L’observation ethnographique nous aidera à observer les comportements du public. Cette observation ne peut se faire uniquement où le public est observable, c’est-à-dire où il est physiquement réunis et constitué. C’est le cas de l’usage des lieux de concerts, de culture, etc. On se demande si le public des médias, notamment d’internet, est réellement observable dans ses pratiques et comportements. La création de communauté réelle autour d’une pratique culturelle (exemple : les groupes de jeunes se réunissant autour de quelques marques (musiques, vêtements) et s’identifiant à eux) sera observable et permettra de mettre en lumière certains comportements face aux produits.

 

 

De quelles structures ou quels évènements êtes-vous « public » ? Comment définiriez-vous ces publics dont vous faites partie (au moins un public) ?

 

Nous pouvons tout d’abord reformuler la question : Comment se concevoir comme étant membre du public ? Quelle sont les étapes qui donne le statut de membre du public ?

Le statut de membre d’un public s’acquiert par les actes: la visite d’un musée ou l’usage d’une bibliothèque municipale vous rend membre du public d’un musée. Ici, cette étape d’accès au statut de membre de public est réelle, et engage physiquement l’individu (les individus). D’autres types d’étapes sont d’ordre symbolique, qui engage l’individu moins physiquement, ce qui rend la définition concrète du public plus difficile à élaborer puisqu’on n’est plus sûr de la corrélation entre le statut de membre du membre et les pratiques réelles.

Le statut membre d’un « public » constitue peu à peu un collectif.

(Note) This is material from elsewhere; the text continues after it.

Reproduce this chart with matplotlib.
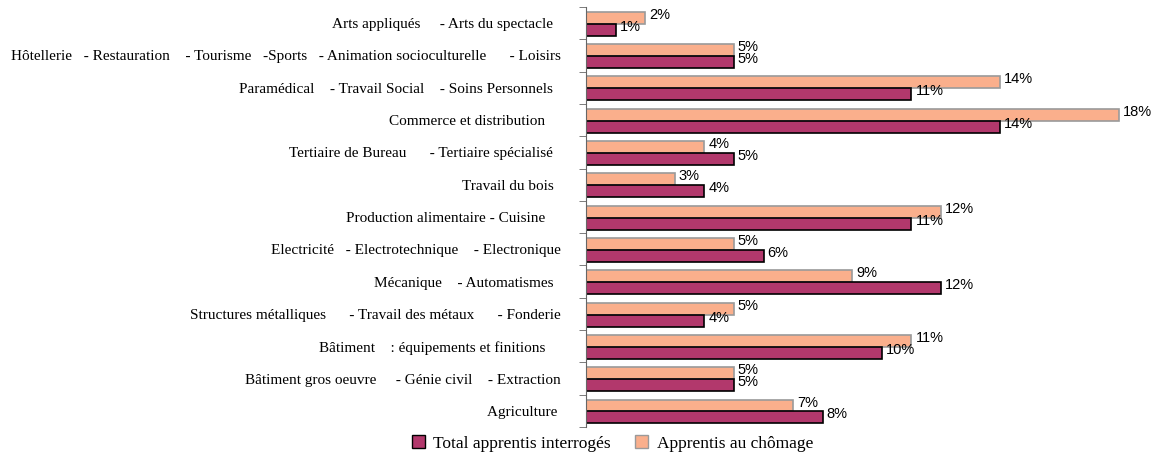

Selon les théoriciens de l’Ecole de Francfort, le statut de membre d’un public des individus, ceux-ci étant constamment interpellés par des instances médiatiques, administratives et commerciales, peut devenir une « nature », où l’individu se reconnait et finit par s’interpeller lui-même en tant que public (ici, synonyme de membre d’une communauté fictive, usager ou de consommateur).

 

Personnellement, il m’est difficile de me concevoir comme membre symbolique d’un public. Cependant je fais acte d’achat pour certaines productions culturelles, je fais donc partie de certains publics. Mais je refuse de me définir comme tel puisqu’avant d’être membre symbolique de public consommateur, je reste un individu réel et ne préfère pas décrire en mon nom les pratiques/usages d’un tel public en tant que collectif.